Sunday, 19 June 2011
The sound of the clock ticking while I sip my peppermint tea and stare nervously at my copy of the Writers' and Artists' Yearbook 2011. I've marked it with half a dozen pink post-it's and now I'm just...staring at it.
I really don't have any excuses not to motor on anymore. Despite the recurring mental images I keep getting of my book characters quaking in their boots at the thought of being read and then rejected, it's now or never.
I need an agent. That's one thing I know for sure and (as I've read over and over again), it ain't gonna be easy. I know that I have a few things I need to do:
Write a more detailed 300-400 word synopsis
Research agents and see which ones actually represent the genre I've written
Work on a covering letter that isn't just a page of me waffling, thanking them profusely for their time and apologising incessantly for my lack of talent
I'm still fannying around with the book abs debating another cull and a rewrite of the first chapter but the harsh reality is that I can tinker with the book forever and it'll never be perfect. I need to get out there and...well, sell it I suppose.

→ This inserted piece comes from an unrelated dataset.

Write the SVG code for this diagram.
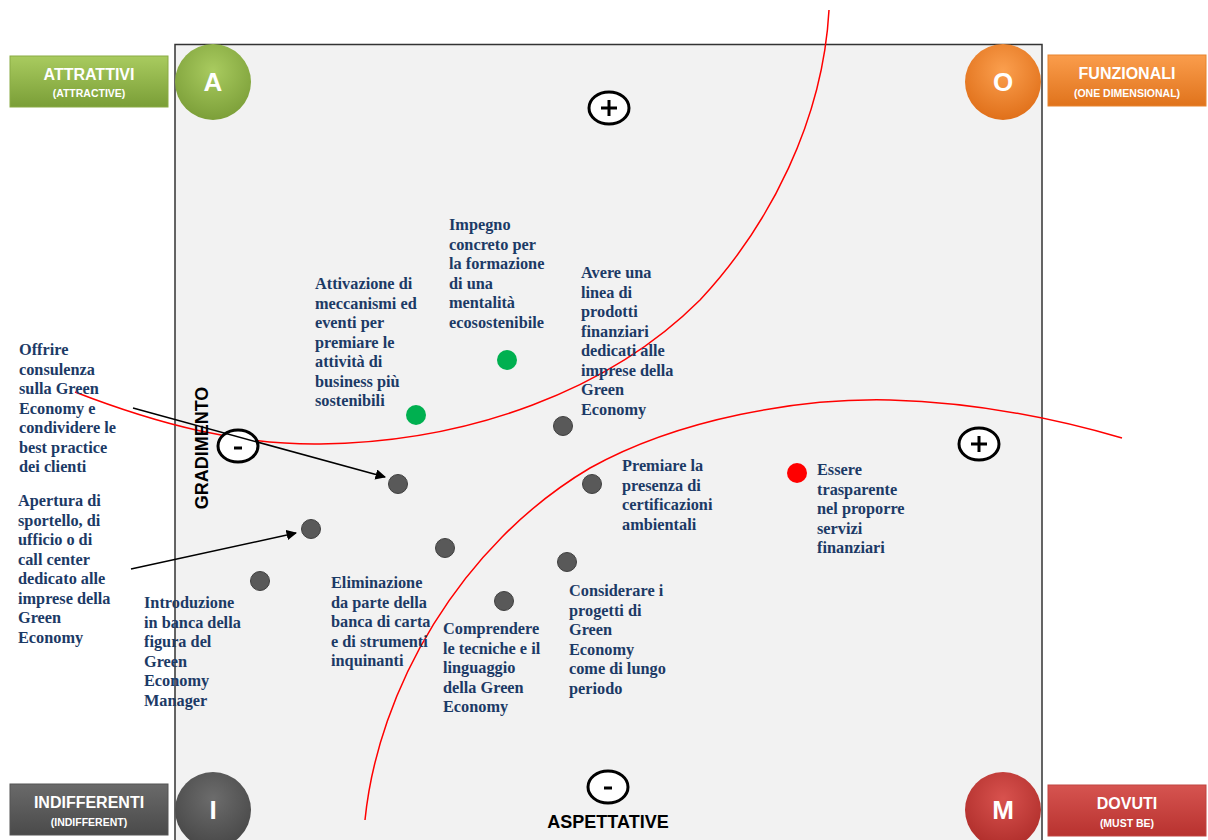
<svg xmlns="http://www.w3.org/2000/svg" width="1208" height="840" viewBox="0 0 1208 840">
<defs>
<style>
.t{font-family:"Liberation Serif","Times New Roman",serif;font-weight:bold;font-size:16.3px;fill:#1c3a66}
.bt{font-family:"Liberation Sans",Arial,sans-serif;font-weight:bold;fill:#ffffff;text-anchor:middle}
.big{font-size:16px}
.small{font-size:10.5px}
.let{font-family:"Liberation Sans",Arial,sans-serif;font-weight:bold;fill:#ffffff;font-size:26px;text-anchor:middle}
.pm{fill:#ffffff;stroke:#000;stroke-width:3}
.pms{stroke:#000;stroke-width:3;fill:none}
.gd{fill:#595959;stroke:#404040;stroke-width:1}
.ax{font-family:"Liberation Sans",Arial,sans-serif;font-weight:bold;font-size:18px;fill:#000}
.curve{fill:none;stroke:#ff0000;stroke-width:1.5}
.arr{stroke:#000;stroke-width:1.5;fill:none;marker-end:url(#ah)}
</style>
<marker id="ah" viewBox="0 0 10 10" refX="9" refY="5" markerWidth="7" markerHeight="7" orient="auto" markerUnits="strokeWidth">
<path d="M0,0 L10,5 L0,10 z" fill="#000"/>
</marker>
<linearGradient id="gG" x1="0" y1="0" x2="0" y2="1"><stop offset="0" stop-color="#a9cb5f"/><stop offset="1" stop-color="#7a9e37"/></linearGradient>
<linearGradient id="gO" x1="0" y1="0" x2="0" y2="1"><stop offset="0" stop-color="#fa9d4c"/><stop offset="1" stop-color="#e0731c"/></linearGradient>
<linearGradient id="gI" x1="0" y1="0" x2="0" y2="1"><stop offset="0" stop-color="#6a6a6a"/><stop offset="1" stop-color="#4a4a4a"/></linearGradient>
<linearGradient id="gM" x1="0" y1="0" x2="0" y2="1"><stop offset="0" stop-color="#d65450"/><stop offset="1" stop-color="#b8322f"/></linearGradient>
<radialGradient id="rG" cx="0.5" cy="0.35" r="0.65"><stop offset="0" stop-color="#a9cb5f"/><stop offset="1" stop-color="#7c9f39"/></radialGradient>
<radialGradient id="rO" cx="0.5" cy="0.35" r="0.65"><stop offset="0" stop-color="#fb9f4e"/><stop offset="1" stop-color="#e0701a"/></radialGradient>
<radialGradient id="rI" cx="0.5" cy="0.35" r="0.65"><stop offset="0" stop-color="#6c6c6c"/><stop offset="1" stop-color="#484848"/></radialGradient>
<radialGradient id="rM" cx="0.5" cy="0.35" r="0.65"><stop offset="0" stop-color="#d8524e"/><stop offset="1" stop-color="#b02e2b"/></radialGradient>
</defs>
<rect width="1208" height="840" fill="#ffffff"/>
<g id="frame">
<rect x="175" y="44.5" width="867" height="820" fill="#f2f2f2" stroke="#333333" stroke-width="1.5"/>
</g>
<g id="curves">
<path class="curve" d="M75,392 C160,425 240,445 320,444 C470,442 610,390 700,300 C770,225 823,120 829,10"/>
<path class="curve" d="M365,820 C378,690 460,545 590,468 C680,418 800,398 890,400 C960,402 1040,414 1122,438"/>
</g>
<g id="axes">
<g id="plus-top"><ellipse class="pm" cx="609" cy="108" rx="20" ry="16"/><path class="pms" d="M601,108 H617 M609,100 V116"/></g>
<g id="plus-right"><ellipse class="pm" cx="979" cy="444" rx="20" ry="16"/><path class="pms" d="M971,444 H987 M979,436 V452"/></g>
<g id="minus-left"><ellipse class="pm" cx="238" cy="446" rx="20" ry="16"/><path class="pms" d="M234,448 H242"/></g>
<g id="minus-bottom"><ellipse class="pm" cx="608" cy="787" rx="20" ry="16"/><path class="pms" d="M604,788 H612"/></g>
<text class="ax" x="608" y="828" text-anchor="middle">ASPETTATIVE</text>
<text class="ax" transform="translate(208,448) rotate(-90)" text-anchor="middle">GRADIMENTO</text>
</g>
<g id="quadrant-A">
<rect x="10" y="56" width="158" height="51" fill="url(#gG)" stroke="#8aab45" stroke-width="1"/>
<text class="bt big" x="89" y="80">ATTRATTIVI</text>
<text class="bt small" x="89" y="97">(ATTRACTIVE)</text>
<circle cx="213" cy="82" r="38" fill="url(#rG)"/>
<text class="let" x="213" y="91">A</text>
</g>
<g id="quadrant-O">
<rect x="1048" y="55" width="158" height="51" fill="url(#gO)" stroke="#e8842e" stroke-width="1"/>
<text class="bt big" x="1127" y="79">FUNZIONALI</text>
<text class="bt small" x="1127" y="97">(ONE DIMENSIONAL)</text>
<circle cx="1003" cy="82" r="38" fill="url(#rO)"/>
<text class="let" x="1003" y="91">O</text>
</g>
<g id="quadrant-I">
<rect x="10" y="784" width="158" height="51" fill="url(#gI)" stroke="#555" stroke-width="1"/>
<text class="bt big" x="89" y="808">INDIFFERENTI</text>
<text class="bt small" x="89" y="826">(INDIFFERENT)</text>
<circle cx="213" cy="810" r="38" fill="url(#rI)"/>
<text class="let" x="213" y="819">I</text>
</g>
<g id="quadrant-M">
<rect x="1048" y="785" width="158" height="51" fill="url(#gM)" stroke="#c04440" stroke-width="1"/>
<text class="bt big" x="1127" y="809">DOVUTI</text>
<text class="bt small" x="1127" y="827">(MUST BE)</text>
<circle cx="1003" cy="810" r="38" fill="url(#rM)"/>
<text class="let" x="1003" y="819">M</text>
</g>
<g id="connectors">
<line class="arr" x1="133" y1="408" x2="385" y2="477"/>
<line class="arr" x1="131" y1="569" x2="296" y2="533"/>
</g>
<g id="dots">
<circle class="gd" cx="563" cy="426" r="9.5"/>
<circle class="gd" cx="398" cy="484" r="9.5"/>
<circle class="gd" cx="592" cy="484" r="9.5"/>
<circle class="gd" cx="311" cy="529" r="9.5"/>
<circle class="gd" cx="445" cy="548" r="9.5"/>
<circle class="gd" cx="567" cy="562" r="9.5"/>
<circle class="gd" cx="260" cy="581" r="9.5"/>
<circle class="gd" cx="504" cy="601" r="9.5"/>
<circle cx="507" cy="360" r="10" fill="#00b050"/>
<circle cx="416" cy="415" r="10" fill="#00b050"/>
<circle cx="797" cy="473" r="10" fill="#ff0000"/>
</g>
<g id="label-offrire"><text class="t"><tspan x="19" y="355">Offrire</tspan><tspan x="19" dy="19.5">consulenza</tspan><tspan x="19" dy="19.5">sulla  Green</tspan><tspan x="19" dy="19.5">Economy e</tspan><tspan x="19" dy="19.5">condividere le</tspan><tspan x="19" dy="19.5">best practice</tspan><tspan x="19" dy="19.5">dei clienti</tspan></text></g>
<g id="label-apertura"><text class="t"><tspan x="18" y="506">Apertura  di</tspan><tspan x="18" dy="19.5">sportello, di</tspan><tspan x="18" dy="19.5">ufficio o di</tspan><tspan x="18" dy="19.5">call center</tspan><tspan x="18" dy="19.5">dedicato alle</tspan><tspan x="18" dy="19.5">imprese  della</tspan><tspan x="18" dy="19.5">Green</tspan><tspan x="18" dy="19.5">Economy</tspan></text></g>
<g id="label-introduzione"><text class="t"><tspan x="144" y="608">Introduzione</tspan><tspan x="144" dy="19.5">in banca della</tspan><tspan x="144" dy="19.5">figura  del</tspan><tspan x="144" dy="19.5">Green</tspan><tspan x="144" dy="19.5">Economy</tspan><tspan x="144" dy="19.5">Manager</tspan></text></g>
<g id="label-attivazione"><text class="t"><tspan x="315" y="289">Attivazione di</tspan><tspan x="315" dy="19.5">meccanismi ed</tspan><tspan x="315" dy="19.5">eventi per</tspan><tspan x="315" dy="19.5">premiare  le</tspan><tspan x="315" dy="19.5">attività di</tspan><tspan x="315" dy="19.5">business più</tspan><tspan x="315" dy="19.5">sostenibili</tspan></text></g>
<g id="label-impegno"><text class="t"><tspan x="449" y="230">Impegno</tspan><tspan x="449" dy="19.5">concreto per</tspan><tspan x="449" dy="19.5">la formazione</tspan><tspan x="449" dy="19.5">di una</tspan><tspan x="449" dy="19.5">mentalità</tspan><tspan x="449" dy="19.5">ecosostenibile</tspan></text></g>
<g id="label-avere"><text class="t"><tspan x="581" y="278">Avere una</tspan><tspan x="581" dy="19.5">linea  di</tspan><tspan x="581" dy="19.5">prodotti</tspan><tspan x="581" dy="19.5">finanziari</tspan><tspan x="581" dy="19.5">dedicati alle</tspan><tspan x="581" dy="19.5">imprese  della</tspan><tspan x="581" dy="19.5">Green</tspan><tspan x="581" dy="19.5">Economy</tspan></text></g>
<g id="label-premiare"><text class="t"><tspan x="622" y="471">Premiare la</tspan><tspan x="622" dy="19.5">presenza  di</tspan><tspan x="622" dy="19.5">certificazioni</tspan><tspan x="622" dy="19.5">ambientali</tspan></text></g>
<g id="label-essere"><text class="t"><tspan x="817" y="475">Essere</tspan><tspan x="817" dy="19.5">trasparente</tspan><tspan x="817" dy="19.5">nel proporre</tspan><tspan x="817" dy="19.5">servizi</tspan><tspan x="817" dy="19.5">finanziari</tspan></text></g>
<g id="label-eliminazione"><text class="t"><tspan x="331" y="588">Eliminazione</tspan><tspan x="331" dy="19.5">da parte della</tspan><tspan x="331" dy="19.5">banca di carta</tspan><tspan x="331" dy="19.5">e di strumenti</tspan><tspan x="331" dy="19.5">inquinanti</tspan></text></g>
<g id="label-comprendere"><text class="t"><tspan x="443" y="634">Comprendere</tspan><tspan x="443" dy="19.5">le tecniche e il</tspan><tspan x="443" dy="19.5">linguaggio</tspan><tspan x="443" dy="19.5">della Green</tspan><tspan x="443" dy="19.5">Economy</tspan></text></g>
<g id="label-considerare"><text class="t"><tspan x="569" y="596">Considerare i</tspan><tspan x="569" dy="19.5">progetti di</tspan><tspan x="569" dy="19.5">Green</tspan><tspan x="569" dy="19.5">Economy</tspan><tspan x="569" dy="19.5">come di lungo</tspan><tspan x="569" dy="19.5">periodo</tspan></text></g>
</svg>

My Dad told me to hurry up and 'get it published' last night, so that I can become rich and famous (and buy him that Ferrari he's been talking about since I was about four). I told him I will.
And I'm sure it'll be as simple as that (love you, Dad). However, I'll never know if I don't try.
Time for another peppermint tea before I delve back into the Yearbook and find out just how the hell this works...
Ps. If the grammar is particularly bad on this post it's because I wrote it on my phone. Damn tiny screen.